Jones, 34, made no mention of Olympic eligibility in a social media post announcing the signing. His Instagram avatar is a photo of him in a Team USA jersey from the World Baseball Classic.

Jones’ agent later said that Jones does have interest in playing for the U.S. in Tokyo, should an American team qualify in the spring.

“To play over in Japan has always been a desire of Adam’s, and the timing worked out that the Olympics happens to be played in Tokyo the first year of his contract,” Jones’ agent wrote in an email. “It wasn’t one of the factors on his decision BUT more of a [sic] addition to the overall package to decide to go.”

Jones called being part of the U.S.’ 2017 WBC title, “probably the best experience of my life so far, especially with sports,” according to The Associated Press. He was one of five players to be on the U.S. team at each of the last two World Baseball Classics.

The U.S. still faces a difficult task to qualify for the Tokyo Games. It lost to Mexico last month in its first of up to three chances at qualifying tournaments, using a roster of mostly double-A and triple-A caliber players.

Major Leaguers are not expected to be made available for qualifying or for the Tokyo Games.

The next two qualifying tournaments will be in late March (an Americas qualifier in Arizona) and early April (a final, global qualifying event in Chinese Taipei).
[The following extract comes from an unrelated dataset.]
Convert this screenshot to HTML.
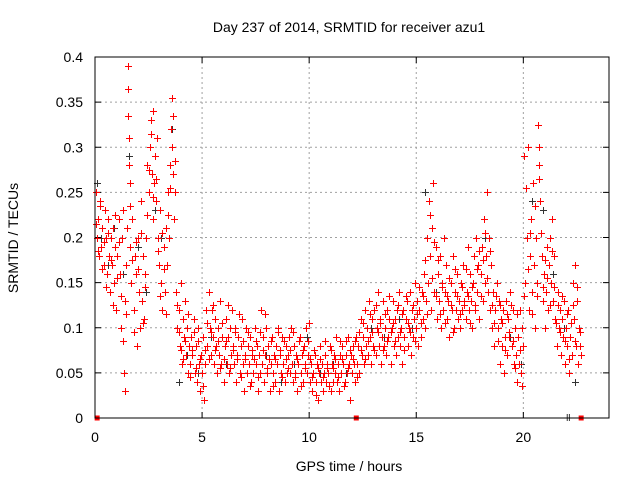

It remains to be seen how MLB clubs will go about releasing minor leaguers for a tournament that will take place during spring training.

Jones could become the third player with prior MLB All-Star experience to compete at the Olympics from any nation, joining Australian catcher Dave Nilsson and Canadian pitcher Jason Dickson.

Jones made five All-Star teams during an 11-year stint with the Baltimore Orioles from 2008-18 before playing for the Arizona Diamondbacks last season.

Many players competed at the Olympics before making an MLB All-Star team, including Stephen Strasburg and Jason Giambi.